Télérama lo definisce "uno dei film più perturbanti visti a Cannes". Jacques Mandelbaum di Le Monde chiosa: "L’intelligenza del film è di non fare di questi personaggi dei cinici perversi, ma semplicemente dei giovani borghesi colti e mostruosamente irresponsabili". Stiamo parlando del film-choc (immancabile) che ha turbato i cinemaratoneti sull’affollatissima Croisette: Elève libre (Allievo libero) presentato nella laterale Quinzaine des Réalisateurs, opera quarta del giovane regista belga Joachim Lafosse che già ci aveva intrigato con le ambiguità relazionali di una famiglia sull’orlo del collasso nell’insolito Proprietà privata.

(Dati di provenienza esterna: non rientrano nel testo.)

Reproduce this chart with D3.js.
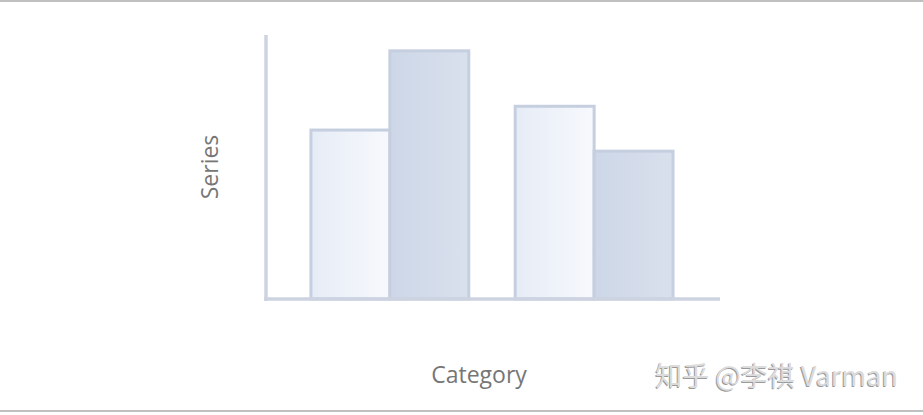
<!DOCTYPE html>
<html>
<head>
<meta charset="utf-8">
<script src="https://cdn.jsdelivr.net/npm/d3@7"></script>
<style>
  body { margin: 0; background: #fff; }
  svg { display: block; }
</style>
</head>
<body>
<svg id="chart" width="923" height="415"></svg>
<script>
const categories = ['Group 1', 'Group 2'];
const series1 = [64, 73];
const series2 = [94, 56];
const seriesNames = ['Series 1', 'Series 2'];

const svg = d3.select('#chart');
const width = 923,
    height = 415;

// frame lines top and bottom
svg.append('line')
    .attr('x1', 0).attr('x2', width)
    .attr('y1', 1).attr('y2', 1)
    .attr('stroke', '#c0c0c0')
    .attr('stroke-width', 2);
svg.append('line')
    .attr('x1', 0).attr('x2', width)
    .attr('y1', 411).attr('y2', 411)
    .attr('stroke', '#c0c0c0')
    .attr('stroke-width', 2);

const defs = svg.append('defs');
const grads = [
    ['g1', '#e6ecf6', '#f7f9fd'],
    ['g2', '#cdd7e7', '#d9e0ed'],
];
grads.forEach(([id, a, b]) => {
    const g = defs.append('linearGradient')
        .attr('id', id)
        .attr('x1', '0%').attr('x2', '100%')
        .attr('y1', '0%').attr('y2', '0%');
    g.append('stop').attr('offset', '0%').attr('stop-color', a);
    g.append('stop').attr('offset', '100%').attr('stop-color', b);
});

const x = d3.scaleBand()
    .domain(categories)
    .range([266, 718])
    .paddingInner(0.227)
    .paddingOuter(0.22);

const x1 = d3.scaleBand()
    .domain(seriesNames)
    .range([0, x.bandwidth()]);

const y = d3.scaleLinear()
    .domain([0, 100])
    .range([299, 35]);

const rows = categories.map((c, i) => ({
    cat: c,
    vals: [
        { name: seriesNames[0], v: series1[i], fill: 'url(#g1)' },
        { name: seriesNames[1], v: series2[i], fill: 'url(#g2)' },
    ],
}));

const group = svg.append('g')
    .selectAll('g')
    .data(rows)
    .enter()
    .append('g')
    .attr('transform', (d) => `translate(${x(d.cat)},0)`);

group.selectAll('rect')
    .data((d) => d.vals)
    .enter()
    .append('rect')
    .attr('x', (d) => x1(d.name))
    .attr('width', x1.bandwidth())
    .attr('y', (d) => y(d.v))
    .attr('height', (d) => y(0) - y(d.v))
    .attr('fill', (d) => d.fill)
    .attr('stroke', '#c6cfdf')
    .attr('stroke-width', 3);

// axes, plain lines without ticks
svg.append('line')
    .attr('x1', 266).attr('x2', 266)
    .attr('y1', y(100)).attr('y2', y(0) + 2)
    .attr('stroke', '#cdd3e0')
    .attr('stroke-width', 3.5);
svg.append('line')
    .attr('x1', 264).attr('x2', 720)
    .attr('y1', y(0)).attr('y2', y(0))
    .attr('stroke', '#cdd3e0')
    .attr('stroke-width', 3.5);

svg.append('text')
    .attr('x', 479)
    .attr('y', 383)
    .attr('text-anchor', 'middle')
    .attr('fill', '#767676')
    .style('font', '23px "Open Sans", sans-serif')
    .text('Category');

svg.append('text')
    .attr('transform', 'translate(218,167) rotate(-90)')
    .attr('text-anchor', 'middle')
    .attr('fill', '#767676')
    .style('font', '23px "Open Sans", sans-serif')
    .text('Series');

// watermark
const wm = svg.append('g').style('font', '27px "Noto Sans CJK SC", sans-serif');
wm.append('text')
    .attr('x', 897).attr('y', 387)
    .attr('text-anchor', 'end')
    .attr('fill', '#9a9a9a')
    .text('知乎 @李祺 Varman');
wm.append('text')
    .attr('x', 898).attr('y', 386)
    .attr('text-anchor', 'end')
    .attr('fill', '#dcdcdc')
    .text('知乎 @李祺 Varman');
</script>
</body>
</html>
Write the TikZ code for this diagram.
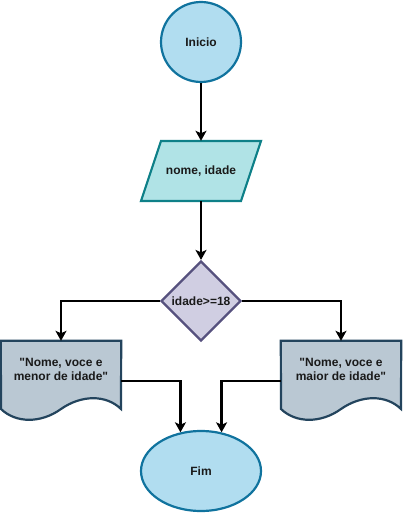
\documentclass[tikz,border=0pt]{standalone}
\usepackage{fontspec}
\setmainfont{Liberation Sans}
\usetikzlibrary{shapes.geometric,arrows.meta}
\definecolor{termfill}{HTML}{B1DDF0}
\definecolor{termline}{HTML}{10739E}
\definecolor{iofill}{HTML}{B0E3E6}
\definecolor{ioline}{HTML}{0E8088}
\definecolor{decfill}{HTML}{D0CEE2}
\definecolor{decline}{HTML}{56517E}
\definecolor{docfill}{HTML}{BAC8D3}
\definecolor{docline}{HTML}{23445D}
\definecolor{txt}{HTML}{1A1A1A}
\tikzset{
  lbl/.style={font=\bfseries\fontsize{12}{14}\selectfont, text=txt, align=center},
  term/.style={lbl, ellipse, draw=termline, fill=termfill, line width=2.2pt, inner sep=0pt},
  holder/.style={rectangle, draw=none, inner sep=0pt},
  decbox/.style={lbl, diamond, draw=decline, fill=decfill, line width=2.2pt, inner sep=0pt, minimum width=80pt, minimum height=80pt},
  flow/.style={line width=2.7pt, -{Stealth[length=10pt,width=11pt,inset=2.5pt]}},
  iopath/.style={draw=ioline, fill=iofill, line width=2.2pt, line join=miter},
  docpath/.style={draw=docline, fill=docfill, line width=2.2pt, line join=miter},
}
\begin{document}
\begin{tikzpicture}[x=1pt,y=-1pt]
\useasboundingbox (0,0) rectangle (403,513);
% start
\node[term, minimum width=80pt, minimum height=80pt] (ini) at (201,42) {Inicio};
% input
\node[holder, minimum width=120pt, minimum height=60pt] (inp) at (201,171) {};
\draw[iopath] (161,141) -- (261,141) -- (241,201) -- (141,201) -- cycle;
\node[lbl] (inptxt) at (inp.center) {nome, idade};
% decision
\node[decbox] (dec) at (201,301) {idade>=18};
% documents
\node[holder, minimum width=120pt, minimum height=80pt] (ldoc) at (61,381) {};
\draw[docpath] (ldoc.north west) -- (ldoc.north east) -- (121,409)
  .. controls (106.33,394.6) and (81.67,394.6) .. (61,409)
  .. controls (41,423.4) and (16,423.4) .. (1,409) -- cycle;
\node[lbl] (ldoctxt) at (61,369) {\textquotedbl Nome, voce e\\menor de idade\textquotedbl};
\node[holder, minimum width=120pt, minimum height=80pt] (rdoc) at (341,381) {};
\draw[docpath] (rdoc.north west) -- (rdoc.north east) -- (401,409)
  .. controls (386.33,394.6) and (361.67,394.6) .. (341,409)
  .. controls (321,423.4) and (296,423.4) .. (281,409) -- cycle;
\node[lbl] (rdoctxt) at (341,369) {\textquotedbl Nome, voce e\\maior de idade\textquotedbl};
% end
\node[term, minimum width=120pt, minimum height=80pt] (fim) at (201,471) {Fim};
% connectors
\draw[flow] (ini.south) -- (inp.north);
\draw[flow] (inp.south) -- (dec.north);
\draw[flow] (dec.west) -| (ldoc.north);
\draw[flow] (dec.east) -| (rdoc.north);
\draw[flow] (ldoc.east) -| (fim.118);
\draw[flow] (rdoc.west) -| (fim.62);
\end{tikzpicture}
\end{document}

Con uno stile livido già accostato dalla fascinosa glacialità del grande Michael Haneke, Elève libre affronta le crisi identitarie di un inquieto sedicenne, Jonas (l’angelico Jonas Bloquet, un volto delicato che sembra uscire dritto dritto da un porno del compianto Cadinot), scarso rendimento a scuola e un’unica grande passione in cui decide di investire le sue energie: il tennis. Ma quando fallisce un’importante selezione nazionale, il suo profitto scolastico peggiora ulteriormente e i suoi genitori decidono di toglierlo dalla scuola pubblica e farlo seguire da un insegnante privato, il trentenne Pierre (Jonathan Zaccaï). Ma il rapporto tra i due trascende presto le esigenze didattiche e l’ambiguo Pierre riesce a coinvolgerlo in curiosi giochi erotici per mettere alla prova i suoi gusti sessuali dall’incerta definizione, cercando di allontanarlo dalla coetanea Delphine con cui Jonas aveva intrapreso una tenera relazione affettiva. Tanto più che Pierre presenta a Jonas un’ambigua coppia che lo porta a respirare una strana aria sessantottina in cui si parla in continuazione di sesso, di
voyeurismo spinto (osservare una coppia mentre fa l’amore è utile all’apprendimento, no?) e della necessità di liberarsi di alcuni cascami morali per affrancarsi dalle trite convenzionalità tardo-borghesi. La frequentazione tra Pierre e Jonas diventa sempre più assidua e il primo cerca in tutti i modi di sostituirsi alla figura paterna per crescere a suo modo l’agognato pupillo: più che verso una vera educazione sentimentale, però, il suggestionabile Jonas viene condotto sul versante alquanto scosceso, per un adolescente, dell’iniziazione ai piaceri della carne.
Trasgressione sessuale e minore età: un cocktail dal sicuro effetto esplosivo, insomma. Con tanto di riflessione-feedback su quel che resta del ’68, tornato in auge nel quarantennale del maggio francese (nelle sale d’Oltralpe furoreggia il nuovo lavoro della coppia gay Olivier Ducastel e Jacques Martineau, il nostalgico Nés en 68 con Laetitia Casta e Yannick Renier, presente anche nel cast di Eleve libre, in cui si parla delle prime battaglie in piazza del movimento ‘homo’).
«Il soggetto del film richiedeva uno stile differente rispetto agli altri miei lavori» spiega il regista Joachim Lafosse. «È un argomento difficile da definire, una problematica che non si riesce a focalizzare con precisione: da dove viene il male, il problema? Tratta dell’educazione e la trasmissione del sapere da un adulto a un adolescente, dei limiti oltre i quali questa trasmissione diventa trasgressione. Volevo incentrare il discorso sui confini dell’ambito famigliare e ciò che va oltre: la scuola e gli amici. Il problema di fondo era: che cosa posso filmare? Che cosa non posso riprendere? Mentre giravo mi chiedevo: come reagirà il pubblico? Dovevo mostrare il sesso dei giovani o no? Spero che questo film riesca a scatenare un dibattito dopo la visione».